MONUMENTS Monumental companies and big granite people, who job granite to the monument factories, are consistent users of photographs—it is practically the only medium now used to sell monuments, and while there are only about fifteen really large companies in the United States who de sign and build monuments and mausoleums, they have extensive sales forces and secure contracts in every section of the country. Also, practically every large piece of work is photographed.
This is very nice work and for the most part is largely in the hands of a few photographers who specialize in monuments only. One party I have in mind particularly, travels constantly all over the country, going to the various cemeteries and photographing any new or unusual designs which have been set in place since his last trip, and he uses these as stock negatives from which he sells prints to the monument people for use by their designers.
All of the large manufacturers, who create their own designs, have about everything they produce photographed, and their salesmen carry all their samples in the form of photographs.

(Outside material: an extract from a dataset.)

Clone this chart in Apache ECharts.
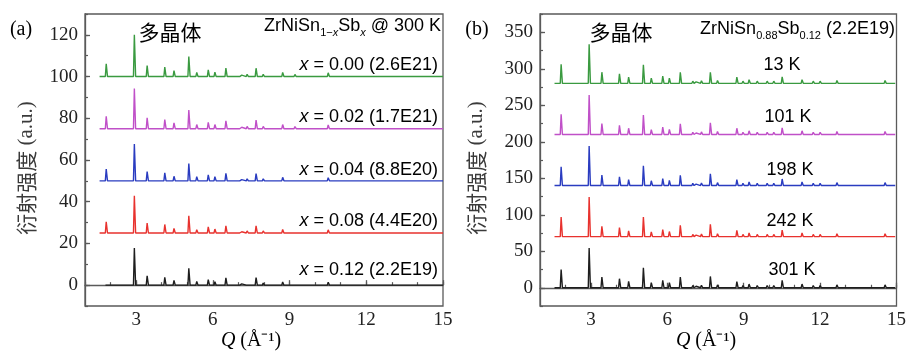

The proposition in photographing monuments is that the maker wants to show every detail in the granite, the lettering and design, and as the monu ments are usually set in place prior to being photographed, it is a matter of selection of the right time of day to bring these items out well. A front side light is generally preferable, and if it is not possible to secure such a lighting as in the case of a monument set facing the north, the photographing had best be a day when the sky is overcast.

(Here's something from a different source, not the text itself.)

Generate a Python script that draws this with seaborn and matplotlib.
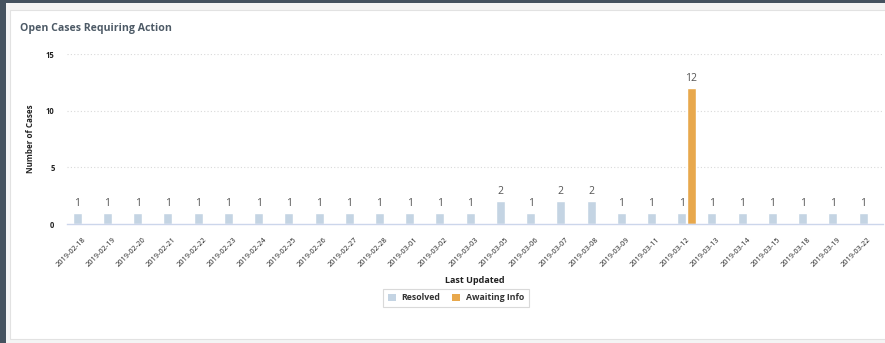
import matplotlib
matplotlib.use("Agg")
import matplotlib.pyplot as plt
import matplotlib.transforms as mtransforms
import seaborn as sns
import pandas as pd
from matplotlib.patches import Rectangle

dates = ["2019-02-18", "2019-02-19", "2019-02-20", "2019-02-21", "2019-02-22",
         "2019-02-23", "2019-02-24", "2019-02-25", "2019-02-26", "2019-02-27",
         "2019-02-28", "2019-03-01", "2019-03-02", "2019-03-03", "2019-03-05",
         "2019-03-06", "2019-03-07", "2019-03-08", "2019-03-09", "2019-03-11",
         "2019-03-12", "2019-03-13", "2019-03-14", "2019-03-15", "2019-03-18",
         "2019-03-19", "2019-03-22"]
resolved = [1, 1, 1, 1, 1, 1, 1, 1, 1, 1, 1, 1, 1, 1, 2, 1, 2, 2, 1, 1, 1, 1, 1, 1, 1, 1, 1]
awaiting = [0] * 20 + [12] + [0] * 6
series_names = ["Resolved", "Awaiting Info"]
colors = ["#c4d4e3", "#e8a84c"]
yticks = [0, 5, 10, 15]

df = pd.DataFrame({
    "date": dates * 2,
    "count": resolved + awaiting,
    "status": [series_names[0]] * len(dates) + [series_names[1]] * len(dates),
})

sns.set_theme(style="white")
plt.rcParams["font.family"] = ["Open Sans", "DejaVu Sans"]

W, H = 885, 343
fig = plt.figure(figsize=(W / 100, H / 100), dpi=100)
fig.patch.set_facecolor("#f4f4f4")

def fx(px):
    return px / W

def fy(py):
    return 1 - py / H

# page decorations
fig.patches.append(Rectangle((0, 0), fx(6), 1, transform=fig.transFigure,
                             facecolor="#45525f", edgecolor="none", zorder=-5))
fig.patches.append(Rectangle((0, fy(3)), 1, 3 / H, transform=fig.transFigure,
                             facecolor="#45525f", edgecolor="none", zorder=-5))
fig.patches.append(Rectangle((fx(10), fy(339)), 1, (339 - 10) / H, transform=fig.transFigure,
                             facecolor="white", edgecolor="#e2e2e2", linewidth=0.8, zorder=-4))

left, right, top, bottom = 67, 883, 54, 224
ax = fig.add_axes([fx(left), fy(bottom), fx(right - left), (bottom - top) / H])
ax.set_facecolor("none")

sns.barplot(data=df, x="date", y="count", hue="status", hue_order=series_names,
            palette=colors, width=0.64, gap=0.08, dodge=True, ax=ax,
            saturation=1, legend=True, errorbar=None)

for cont in ax.containers:
    labels = [("%d" % v) if v > 0 else "" for v in cont.datavalues]
    ax.bar_label(cont, labels=labels, padding=3, fontsize=7.5, color="#555555")

ax.set_ylim(0, 15)
ax.set_xlim(-0.5, len(dates) - 0.5)
ax.set_yticks(yticks)
ax.set_yticklabels([str(t) for t in yticks], fontsize=5.5, fontweight="bold", color="#222222")
for t in yticks[1:]:
    ax.axhline(t, color="#d9d9d9", linestyle=(0, (1, 2)), linewidth=0.8, zorder=0)

for s in ["top", "right", "left"]:
    ax.spines[s].set_visible(False)
ax.spines["bottom"].set_color("#ccd6eb")
ax.spines["bottom"].set_linewidth(1)

ax.set_xticks(range(len(dates)))
ax.set_xticklabels(dates, rotation=45, ha="right", rotation_mode="anchor",
                   fontsize=5.3, color="#222222")
offset = mtransforms.ScaledTranslation(5 / 100, 0, fig.dpi_scale_trans)
for lbl in ax.get_xticklabels():
    lbl.set_transform(lbl.get_transform() + offset)
ax.set_xticks([i - 0.5 for i in range(len(dates) + 1)], minor=True)
ax.tick_params(axis="x", which="major", length=0, pad=9)
ax.tick_params(axis="x", which="minor", length=6, color="#ccd6eb", width=1)
ax.tick_params(axis="y", length=0, pad=9)

ax.set_xlabel("Last Updated", fontsize=6.5, fontweight="bold", color="#222222", labelpad=5)
ax.set_ylabel("Number of Cases", fontsize=5.8, fontweight="bold", color="#222222", labelpad=8)

ax.get_legend().remove()
handles = [Rectangle((0, 0), 1, 1, facecolor=c, edgecolor="none") for c in colors]
leg = fig.legend(handles, series_names, loc="center", bbox_to_anchor=(fx(456), fy(298)),
                 ncol=2, frameon=True, fontsize=6.3, handlelength=0.9, handleheight=0.9,
                 columnspacing=1.3, handletextpad=0.7, borderpad=0.55)
leg.get_frame().set_edgecolor("#d0d0d0")
leg.get_frame().set_linewidth(0.8)
leg.get_frame().set_boxstyle("square", pad=0)
for t in leg.get_texts():
    t.set_fontweight("bold")
    t.set_color("#333333")

fig.text(fx(20), fy(29), "Open Cases Requiring Action", fontsize=7.6, fontweight="bold",
         color="#4d5a66", va="center", ha="left")

fig.savefig("out.png", dpi=100, facecolor=fig.get_facecolor())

Another matter to consider is the background, for it does not take much to detract from the general appearance of a monument. Illustration No. 47 shows a monument with numerous other small stones in the foreground and off to the side, which decidedly mars its attractiveness, although it is really a very fine stone and a good seller. A bromide enlargement was made from this negative and the disfiguring stones were touched out with a mixture of India ink, a minute quantity of white water color and burnt umber, thinned down slightly with water. A little practice makes this work comparatively easy and the camouflaged stones make good looking shrubbery, as seen in illustration No. 48.
In cemetery work, there are a number of other details with which much care must be used. First of all, dirt should be cleaned off the monument and high grass carefully pulled away. Then, again one frequently encounters cases where, in getting the proper view of a monument with the camera in a fairly low position, there is another monument, possibly a little distance away and generally a high shaft, or a smoke stack or other disfiguring element, showing over the top of the monument being photographed. One way to get away from this is to collect some branches, which workmen are constantly trimming from trees and bushes in the cemeteries, and have your assistant hold them up a little distance back from the monument so that they will hide the undesirable feature, and keep the branches in motion while the exposure is on. This is very good camouflage and produces a much more desirable result than other wise.
Some manufacturers are now having monuments, excepting those which are too large to ship complete, such as mausoleums and memorials, and which have to be built on the site provided for them, photographed in the shop. Illustration No. 49 is a photograph made in this manner, with a side light from a window, and gives an ideal effect such as desired by the designers. The lettering- stands out prominently and the granite shows to advantage. Should the operator encounter reflections, as is often the case in photographing red or black marble, both in the shop and in the cemetery, a black screen can be carried along and used to kill these reflections, if placed in the proper position.
You will notice that this is an absolutely, pure black background, and as much of this kind of work is done, the proposition is to do it quickly and easily. Of course, it can be dug off with an etching knife, but this does not make a clean job. The method used to remove the film, in this instance, was to outline the monument which, by the way, should be photographed on a plate, with a sharp etching knife, that is, the film was cut through to the glass all around the monument. The film of the whole plate was then just wet through—just barely wet, when the negative was taken from the water, the surplus moisture dried off, placed on the retouching stand and the edge of the film caught up by the etching knife and rolled off the glass, leaving only the image of the monument on the clean glass. With a little practice you will find it is not at all difficult.
Sometimes this film will not peel off readily. This is usually due to two things. The first is, probably the fixing bath was old and it did not have enough acid in it. The second may be that the film is too wet. It must be just wet through and that is all.
The lens to be used does not always have to be of long focus, as a medium lens, say 12 to 14 inches, answers very nicely, but, of course, it has to be a lens of good covering power and the position of the camera must be low to give the appearance of massiveness. A favorite position is to show just a trifle of the end and all of the front. In photographing mausoleums, a long focus lens is far more preferable, but it should always he kept in mind that the monument people want them to show as impressive as possible, as future sales depend upon these photographs, that is, showing the most for the money.
A good plate for this work, especially in the shop where the background has to be skinned off, is the Standard Orthonon or any double-coated plate, not necessarily color sensitive. For outside work, where you have to go many miles sometimes and to photograph under all sorts of conditions, I do not think there is anything better than film used in connection with a yellow ray filter to give proper rendering of the foliage and background.
The size of the plate used is generally 8 x 10, `although some prefer 11 x 14. The prints from the 8 x 10 negatives are then made on 11 x 14 paper with a large white border and backed with muslin.